Product quantization reduces the size of high-dimensional vectors by breaking them into smaller parts and encoding them compactly. This process preserves enough information to approximate distances between vectors while cutting down on storage and computation. The key idea is to split the full vector space into lower-dimensional subspaces, quantize each subspace separately, and represent each with a compact code.

For example, a 128-dimensional vector might be split into 8 smaller vectors, each 16 dimensions. In each subspace, a codebook is created — essentially, a set of representative vectors chosen through clustering. Every sub-vector is then replaced with the index of its closest representative in the codebook. This way, the full vector is represented by a sequence of small indices instead of full values. During search, distances between vectors are approximated by combining the precomputed distances between codebook entries.

This method has two strong benefits. It significantly reduces memory use because each vector becomes a sequence of small integers instead of a long list of floating-point numbers. It also speeds up distance calculations since most of the computation can be done through fast lookups in tables of precomputed distances. Product quantization allows very large datasets to fit in memory and be searched in real time, which is a big advantage for systems where storage and speed matter. Its design makes it especially effective for tasks involving millions of high-dimensional vectors.

Common Applications of Product Quantization

Product quantization is widely used in systems where large-scale similarity search is a core function. In image retrieval, for example, it allows systems to quickly find photos or visual patterns similar to a query image, even in databases containing millions of entries. In recommendation engines, it helps match users to products or content that aligns with their preferences by comparing high-dimensional feature vectors efficiently.

Search engines sometimes use product quantization to compare document embeddings, enabling faster retrieval of semantically similar documents. It’s also used in machine learning workflows to speed up tasks that involve comparing feature representations. The method’s flexibility makes it useful in many contexts where fast, approximate search is more valuable than slow, exact results. Its efficiency means that it can support interactive, real-time applications where users expect immediate responses even from huge datasets.

Trade-offs and Practical Considerations

As with any approximation, product quantization involves choices that balance accuracy with efficiency. The number of subspaces and the size of each codebook are key parameters. Using more subspaces and fewer codewords per subspace creates more compact representations, which saves memory and speeds up search. But this can also reduce precision, because the quantized representation becomes less exact. Choosing the right settings depends on the application and how much error is acceptable for the speed gains.

The quality of product quantization also depends on the nature of the data. If the data is unevenly distributed or highly clustered, the approximation might not perform equally well across all regions. Some systems improve results by refining how codebooks are trained, or by combining product quantization with other indexing techniques like inverted files to keep the approximation tight.

Training the product quantizer is another consideration.
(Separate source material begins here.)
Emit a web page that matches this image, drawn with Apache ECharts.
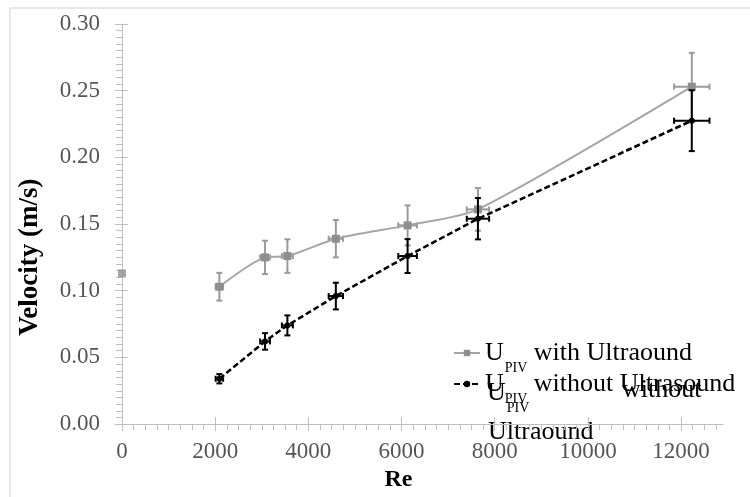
<!DOCTYPE html>
<html>
<head>
<meta charset="utf-8">
<script src="https://cdn.jsdelivr.net/npm/echarts@6/dist/echarts.min.js"></script>
<style>
  html, body { margin: 0; padding: 0; background: #fff; }
  #chart { width: 750px; height: 497px; }
</style>
</head>
<body>
<div id="chart"></div>
<script>
// values
var reynolds = [2090, 3070, 3550, 4590, 6130, 7640, 12230];
var reynoldsErr = [80, 105, 118, 154, 200, 240, 380];
var withUltrasound = [0.103, 0.125, 0.126, 0.139, 0.149, 0.161, 0.253];
var withUltrasoundErr = [0.0104, 0.0125, 0.0126, 0.014, 0.015, 0.016, 0.0254];
var withoutUltrasound = [0.034, 0.062, 0.074, 0.096, 0.126, 0.154, 0.2275];
var withoutUltrasoundErr = [0.0035, 0.0062, 0.0075, 0.010, 0.0127, 0.0155, 0.0228];
var zeroPoint = [0, 0.113];
var xTicks = [0, 2000, 4000, 6000, 8000, 10000, 12000];

var font = 'Liberation Serif';
var grayLine = '#a6a6a6';
var grayMark = '#8e8e8e';

function pairs(ys) {
  return reynolds.map(function (x, i) { return [x, ys[i]]; });
}
function withErr(ys, errs) {
  return reynolds.map(function (x, i) { return [x, ys[i], errs[i], reynoldsErr[i]]; });
}

// error bars drawn through the axes' own scales
function errorBars(color) {
  return function (params, api) {
    var x = api.value(0), y = api.value(1), ey = api.value(2), ex = api.value(3);
    var c = api.coord([x, y]);
    var top = api.coord([x, y + ey])[1];
    var bot = api.coord([x, y - ey])[1];
    var l = api.coord([x - ex, y])[0];
    var r = api.coord([x + ex, y])[0];
    var cap = 3;
    var st = { stroke: color, lineWidth: 2 };
    return {
      type: 'group',
      children: [
        { type: 'line', shape: { x1: c[0], y1: top, x2: c[0], y2: bot }, style: st },
        { type: 'line', shape: { x1: c[0] - cap, y1: top, x2: c[0] + cap, y2: top }, style: st },
        { type: 'line', shape: { x1: c[0] - cap, y1: bot, x2: c[0] + cap, y2: bot }, style: st },
        { type: 'line', shape: { x1: l, y1: c[1], x2: r, y2: c[1] }, style: st },
        { type: 'line', shape: { x1: l, y1: c[1] - cap, x2: l, y2: c[1] + cap }, style: st },
        { type: 'line', shape: { x1: r, y1: c[1] - cap, x2: r, y2: c[1] + cap }, style: st }
      ]
    };
  };
}

var legendText = {
  fontFamily: font, fontSize: 26, color: '#000',
  rich: { sub: { fontFamily: font, fontSize: 14, color: '#000', padding: [30, 0, 0, 1] } }
};

var axisGray = '#bfbfbf';

var myChart = echarts.init(document.getElementById('chart'));
myChart.setOption({
  animation: false,
  grid: { left: 122, right: 27, top: 24, bottom: 70 },
  graphic: [
    { type: 'rect', shape: { x: 10, y: 8, width: 760, height: 510 },
      style: { fill: 'none', stroke: '#d0d0d0', lineWidth: 1 }, silent: true },
    // the third, overlapping legend text of the original
    { type: 'text', x: 487, y: 393, style: { text: 'U{sub|PIV}', fontFamily: font, fontSize: 26,
      fill: '#000', verticalAlign: 'middle', rich: legendText.rich } },
    { type: 'text', x: 622, y: 390, style: { text: 'without', fontFamily: font, fontSize: 26,
      fill: '#000', verticalAlign: 'middle' } },
    { type: 'text', x: 488, y: 432, style: { text: 'Ultraound', fontFamily: font, fontSize: 26,
      fill: '#000', verticalAlign: 'middle' } }
  ],
  legend: [
    {
      data: ['with'], left: 453, top: 340, padding: 0, itemWidth: 26, itemHeight: 8,
      formatter: function () { return 'U{sub|PIV} with Ultraound'; },
      textStyle: legendText
    },
    {
      data: ['without'], left: 453, top: 371, padding: 0, itemWidth: 26, itemHeight: 8,
      formatter: function () { return 'U{sub|PIV} without Ultrasound'; },
      textStyle: legendText
    }
  ],
  xAxis: [
    {
      type: 'value', min: 0, max: 12900, interval: 2000,
      name: 'Re', nameLocation: 'middle', nameGap: 41,
      nameTextStyle: { fontFamily: font, fontSize: 24, fontWeight: 'bold', color: '#000', padding: [0, 48, 0, 0] },
      axisLine: { lineStyle: { color: axisGray } },
      axisTick: { length: 7, lineStyle: { color: axisGray }, customValues: xTicks },
      minorTick: { show: true, splitNumber: 8, length: 6, lineStyle: { color: axisGray } },
      axisLabel: { fontFamily: font, fontSize: 23, color: '#555', margin: 16, customValues: xTicks,
        formatter: function (v) { return String(v); } },
      splitLine: { show: false }
    },
    {
      type: 'value', position: 'bottom', min: 0, max: 12900, interval: 2000,
      axisLine: { show: false },
      axisTick: { inside: true, length: 7, lineStyle: { color: axisGray }, customValues: xTicks },
      axisLabel: { show: false },
      splitLine: { show: false }
    }
  ],
  yAxis: [
    {
      type: 'value', min: 0, max: 0.3, interval: 0.05,
      name: 'Velocity (m/s)', nameLocation: 'middle', nameGap: 78,
      nameTextStyle: { fontFamily: font, fontSize: 27, fontWeight: 'bold', color: '#000', padding: [0, 66, 0, 0] },
      axisLine: { show: true, lineStyle: { color: axisGray } },
      axisTick: { show: true, length: 7, lineStyle: { color: axisGray } },
      minorTick: { show: true, splitNumber: 10, length: 6, lineStyle: { color: axisGray } },
      axisLabel: { fontFamily: font, fontSize: 23, color: '#555', margin: 22,
        formatter: function (v) { return v.toFixed(2); } },
      splitLine: { show: false }
    },
    {
      type: 'value', position: 'left', min: 0, max: 0.3, interval: 0.05,
      axisLine: { show: false },
      axisTick: { show: true, inside: true, length: 6, lineStyle: { color: axisGray } },
      axisLabel: { show: false },
      splitLine: { show: false }
    }
  ],
  series: [
    {
      name: 'with', type: 'line', smooth: 0.25, data: pairs(withUltrasound),
      symbol: 'rect', symbolSize: 8,
      lineStyle: { color: grayLine, width: 2 },
      itemStyle: { color: grayMark }, z: 3
    },
    {
      name: 'zero', type: 'scatter', data: [zeroPoint],
      symbol: 'rect', symbolSize: 8, itemStyle: { color: grayMark }
    },
    {
      type: 'custom', renderItem: errorBars('#9a9a9a'), data: withErr(withUltrasound, withUltrasoundErr), z: 3
    },
    {
      name: 'without', type: 'line', data: pairs(withoutUltrasound),
      symbol: 'circle', symbolSize: 6,
      lineStyle: { color: '#000', width: 2.5, type: [6, 3] },
      itemStyle: { color: '#000' }, z: 4
    },
    {
      type: 'custom', renderItem: errorBars('#000'), data: withErr(withoutUltrasound, withoutUltrasoundErr), z: 4
    }
  ]
});
</script>
</body>
</html>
Building the codebooks requires clustering on the dataset, which can take time and memory. However, this cost is only paid once during setup. After training, the quantizer can be used repeatedly for fast searches. Another strength of product quantization is its flexibility: it can work with different distance metrics, although it’s most often used with metrics that remain meaningful in high-dimensional spaces, like Euclidean distance. Its ability to scale effectively while delivering approximate results that are good enough for many tasks makes it popular in search-heavy applications.

Conclusion

Product quantization offers a practical solution for handling large-scale nearest neighbor search in high-dimensional spaces. By compressing data into compact codes, it reduces memory use and speeds up search without losing too much accuracy. This makes it ideal for applications like image retrieval and recommendation systems that need fast responses over massive datasets. While it involves some trade-offs in precision, its balance between efficiency and quality has made it widely adopted. Understanding how product quantization works helps developers build systems that deliver quick, scalable search results without overwhelming hardware resources or sacrificing performance.